__SUPPLIED DATA__.
-*-

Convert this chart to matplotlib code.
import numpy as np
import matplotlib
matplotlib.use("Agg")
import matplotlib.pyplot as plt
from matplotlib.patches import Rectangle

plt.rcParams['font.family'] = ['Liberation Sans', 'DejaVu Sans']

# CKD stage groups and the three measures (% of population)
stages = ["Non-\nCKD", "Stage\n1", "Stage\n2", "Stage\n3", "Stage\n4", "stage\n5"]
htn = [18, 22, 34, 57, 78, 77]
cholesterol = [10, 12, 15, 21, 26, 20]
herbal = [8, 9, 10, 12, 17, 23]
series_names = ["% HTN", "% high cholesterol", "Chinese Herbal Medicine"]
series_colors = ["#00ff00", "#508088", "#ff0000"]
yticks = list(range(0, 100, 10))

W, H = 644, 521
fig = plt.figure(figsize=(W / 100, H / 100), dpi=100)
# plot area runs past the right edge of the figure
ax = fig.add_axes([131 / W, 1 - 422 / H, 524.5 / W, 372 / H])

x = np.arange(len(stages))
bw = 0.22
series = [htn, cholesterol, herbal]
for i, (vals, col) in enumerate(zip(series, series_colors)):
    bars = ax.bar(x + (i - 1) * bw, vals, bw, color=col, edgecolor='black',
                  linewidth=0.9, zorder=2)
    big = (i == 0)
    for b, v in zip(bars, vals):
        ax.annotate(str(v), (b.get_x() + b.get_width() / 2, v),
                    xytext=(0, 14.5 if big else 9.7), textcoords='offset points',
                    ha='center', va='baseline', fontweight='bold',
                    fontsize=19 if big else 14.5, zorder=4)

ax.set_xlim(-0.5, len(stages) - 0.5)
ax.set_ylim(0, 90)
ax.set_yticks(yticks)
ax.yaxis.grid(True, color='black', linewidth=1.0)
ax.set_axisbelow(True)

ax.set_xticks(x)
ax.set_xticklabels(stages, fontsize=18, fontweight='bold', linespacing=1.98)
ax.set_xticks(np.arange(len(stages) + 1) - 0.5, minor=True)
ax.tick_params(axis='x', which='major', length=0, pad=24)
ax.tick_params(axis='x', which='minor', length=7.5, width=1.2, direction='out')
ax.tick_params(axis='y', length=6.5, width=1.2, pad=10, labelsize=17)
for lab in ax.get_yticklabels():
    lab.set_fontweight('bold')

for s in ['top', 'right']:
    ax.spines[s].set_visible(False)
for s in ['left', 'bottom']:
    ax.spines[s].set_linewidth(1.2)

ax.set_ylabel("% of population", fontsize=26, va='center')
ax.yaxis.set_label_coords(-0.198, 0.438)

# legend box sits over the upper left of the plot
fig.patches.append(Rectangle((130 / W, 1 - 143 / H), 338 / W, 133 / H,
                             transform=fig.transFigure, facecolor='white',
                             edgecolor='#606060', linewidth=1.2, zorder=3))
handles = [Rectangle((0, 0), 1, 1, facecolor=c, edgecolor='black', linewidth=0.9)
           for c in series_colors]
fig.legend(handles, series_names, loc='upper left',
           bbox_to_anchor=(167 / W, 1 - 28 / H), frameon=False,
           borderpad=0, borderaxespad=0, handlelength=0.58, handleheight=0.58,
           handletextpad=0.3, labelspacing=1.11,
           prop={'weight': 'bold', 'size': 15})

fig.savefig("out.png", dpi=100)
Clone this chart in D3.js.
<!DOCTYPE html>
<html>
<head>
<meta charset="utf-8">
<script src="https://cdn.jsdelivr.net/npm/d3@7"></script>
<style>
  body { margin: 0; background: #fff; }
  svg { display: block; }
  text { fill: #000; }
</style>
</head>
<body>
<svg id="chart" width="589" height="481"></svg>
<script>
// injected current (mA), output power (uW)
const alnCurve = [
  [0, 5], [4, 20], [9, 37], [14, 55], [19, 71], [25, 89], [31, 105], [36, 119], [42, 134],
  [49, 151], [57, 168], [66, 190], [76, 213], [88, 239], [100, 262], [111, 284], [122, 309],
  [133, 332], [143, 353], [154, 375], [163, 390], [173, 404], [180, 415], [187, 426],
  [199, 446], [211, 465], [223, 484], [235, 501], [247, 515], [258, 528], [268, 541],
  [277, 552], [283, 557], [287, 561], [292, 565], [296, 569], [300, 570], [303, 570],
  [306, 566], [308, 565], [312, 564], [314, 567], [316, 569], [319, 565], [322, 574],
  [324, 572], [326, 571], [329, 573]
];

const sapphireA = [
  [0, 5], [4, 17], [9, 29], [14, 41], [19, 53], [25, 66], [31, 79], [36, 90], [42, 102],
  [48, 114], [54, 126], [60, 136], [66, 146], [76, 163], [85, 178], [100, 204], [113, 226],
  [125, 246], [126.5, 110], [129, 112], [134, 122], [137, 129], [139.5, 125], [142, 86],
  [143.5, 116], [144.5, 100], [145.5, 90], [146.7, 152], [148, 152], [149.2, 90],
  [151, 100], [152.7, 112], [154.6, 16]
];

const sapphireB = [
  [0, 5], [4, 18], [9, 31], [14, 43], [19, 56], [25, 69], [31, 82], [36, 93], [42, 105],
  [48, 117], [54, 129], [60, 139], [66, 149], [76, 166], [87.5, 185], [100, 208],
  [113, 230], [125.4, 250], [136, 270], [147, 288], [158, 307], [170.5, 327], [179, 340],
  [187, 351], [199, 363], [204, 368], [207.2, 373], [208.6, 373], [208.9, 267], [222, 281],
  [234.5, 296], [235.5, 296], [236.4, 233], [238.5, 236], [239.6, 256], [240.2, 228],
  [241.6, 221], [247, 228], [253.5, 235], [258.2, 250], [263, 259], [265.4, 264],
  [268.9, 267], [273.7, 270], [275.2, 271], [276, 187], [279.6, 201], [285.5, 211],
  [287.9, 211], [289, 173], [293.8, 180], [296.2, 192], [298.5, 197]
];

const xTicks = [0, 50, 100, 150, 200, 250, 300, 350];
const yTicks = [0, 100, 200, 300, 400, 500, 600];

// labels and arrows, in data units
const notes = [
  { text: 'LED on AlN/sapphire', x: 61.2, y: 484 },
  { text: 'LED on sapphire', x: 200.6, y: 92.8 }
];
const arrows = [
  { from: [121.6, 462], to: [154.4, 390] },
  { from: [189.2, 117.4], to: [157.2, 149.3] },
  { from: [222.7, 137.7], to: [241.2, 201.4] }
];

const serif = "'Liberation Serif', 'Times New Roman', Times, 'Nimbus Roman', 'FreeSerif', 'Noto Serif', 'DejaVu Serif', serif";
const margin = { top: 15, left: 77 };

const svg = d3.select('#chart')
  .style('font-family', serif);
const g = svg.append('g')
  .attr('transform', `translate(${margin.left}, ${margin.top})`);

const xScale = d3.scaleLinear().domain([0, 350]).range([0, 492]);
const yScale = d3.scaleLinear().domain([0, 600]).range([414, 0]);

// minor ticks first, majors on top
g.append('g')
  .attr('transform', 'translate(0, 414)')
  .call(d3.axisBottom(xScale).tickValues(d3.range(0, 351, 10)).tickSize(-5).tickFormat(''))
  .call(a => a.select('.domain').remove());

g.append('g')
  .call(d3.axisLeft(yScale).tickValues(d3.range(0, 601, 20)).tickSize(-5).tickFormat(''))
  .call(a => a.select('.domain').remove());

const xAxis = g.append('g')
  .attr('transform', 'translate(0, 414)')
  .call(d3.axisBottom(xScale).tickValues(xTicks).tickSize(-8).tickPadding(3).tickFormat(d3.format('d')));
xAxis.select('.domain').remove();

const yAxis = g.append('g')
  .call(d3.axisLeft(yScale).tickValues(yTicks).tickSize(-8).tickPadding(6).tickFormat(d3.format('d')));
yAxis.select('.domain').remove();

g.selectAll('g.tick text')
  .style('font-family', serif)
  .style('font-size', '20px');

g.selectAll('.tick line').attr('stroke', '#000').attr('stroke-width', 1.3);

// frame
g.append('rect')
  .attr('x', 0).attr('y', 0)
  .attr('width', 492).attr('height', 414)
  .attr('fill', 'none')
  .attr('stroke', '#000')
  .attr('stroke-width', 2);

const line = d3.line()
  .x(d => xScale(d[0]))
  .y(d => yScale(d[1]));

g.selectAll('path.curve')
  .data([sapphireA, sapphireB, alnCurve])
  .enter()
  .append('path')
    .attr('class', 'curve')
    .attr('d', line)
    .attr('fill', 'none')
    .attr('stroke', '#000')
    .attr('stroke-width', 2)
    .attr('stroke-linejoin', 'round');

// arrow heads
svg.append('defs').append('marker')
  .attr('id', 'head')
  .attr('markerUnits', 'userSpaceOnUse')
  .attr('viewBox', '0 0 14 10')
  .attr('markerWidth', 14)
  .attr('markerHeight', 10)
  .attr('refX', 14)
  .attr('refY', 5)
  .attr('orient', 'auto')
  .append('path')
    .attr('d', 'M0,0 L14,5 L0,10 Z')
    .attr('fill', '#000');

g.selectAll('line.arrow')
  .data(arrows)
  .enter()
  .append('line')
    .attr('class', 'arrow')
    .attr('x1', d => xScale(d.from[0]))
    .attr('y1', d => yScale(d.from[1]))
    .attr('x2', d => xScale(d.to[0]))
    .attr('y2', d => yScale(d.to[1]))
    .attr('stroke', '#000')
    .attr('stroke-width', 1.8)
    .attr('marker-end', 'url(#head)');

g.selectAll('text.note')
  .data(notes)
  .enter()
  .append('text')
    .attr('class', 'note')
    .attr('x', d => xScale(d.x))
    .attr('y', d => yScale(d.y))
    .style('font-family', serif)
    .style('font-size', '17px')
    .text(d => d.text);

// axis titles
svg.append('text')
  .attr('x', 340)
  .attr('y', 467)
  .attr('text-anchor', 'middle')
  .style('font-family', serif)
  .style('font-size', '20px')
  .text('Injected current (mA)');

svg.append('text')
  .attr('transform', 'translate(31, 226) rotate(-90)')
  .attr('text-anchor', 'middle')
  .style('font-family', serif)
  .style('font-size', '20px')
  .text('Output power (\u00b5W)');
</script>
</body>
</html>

-*-

__WHAT YOU ARE ASKED TO DO__. List the lines that contain the word "chart".

__EXPECTED ANSWER__.
Convert this chart to matplotlib code.
Clone this chart in D3.js.
<svg id="chart" width="589" height="481"></svg>
const svg = d3.select('#chart')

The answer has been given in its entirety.